I would have written this even if I hadn’t just watched the amazing Wimbledon final between Novak Djokovic and Roger Federer. But that remarkable match reflected what was on my mind. With all the ups and downs and twists and turns in business life, it is essential to keep your head in the game and stay focused on what you need to do. While the two tennis champions did that for four hours, in business you need to do that for days, weeks, months, years.
In business you never are operating on a complete set of information. This uncertainty pervades your interaction with the market, your understanding of your competitors and your relationships with supervisors, subordinates and peers. By staying focused on your objectives and how to execute against them, you maximize your chances for success in any endeavor.

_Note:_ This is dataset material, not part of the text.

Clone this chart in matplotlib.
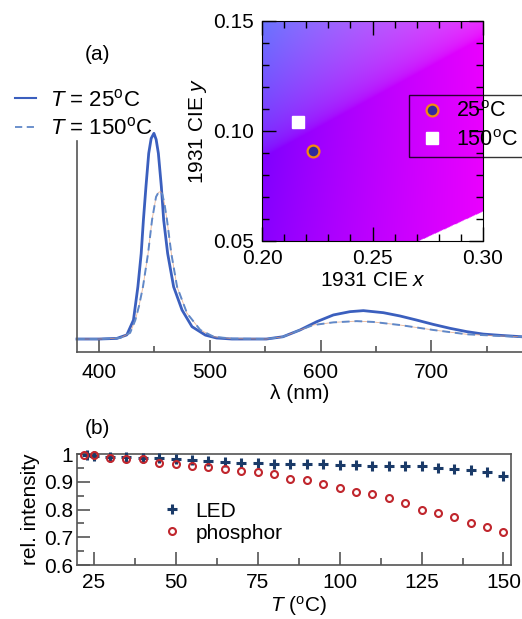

You cannot expect to glean every relevant insight but even one or two more might make a difference to your results and your career.
In an age where allegedly most young people do not expect to have long careers with their present employers, it stands to reason that the normal distractions will have even greater impact. As soon as things begin to go differently than you have planned, why not start considering alternatives to your present situation? Well, for one thing, the business world is full of adversity and challenges everywhere, because people and uncertainty are everywhere. It’s unlikely there is another place that is just magical all the time.
Another reason is that as senior executives we value up and comers who demonstrate resilience like the tennis champions display on championship Sunday. While we might look for rising stars who only ever rise, a more likely scenario is rising stars who encounter and have to overcome obstacles along the way. That scenario is not only more realistic but in all probability a better preparation for success at the top.
Of course, there are a lot of valid reasons for someone to move on in their career. Perseverance for its own sake is likely to be career limiting in its own way. My point is that before you pull the trigger on a decision to change course, ask yourself if you really have probed your current situation for all of its potential and if you have been focused on the critical success factors or for whatever reason distracted. You may find there’s more opportunity right in front of you than you had perceived.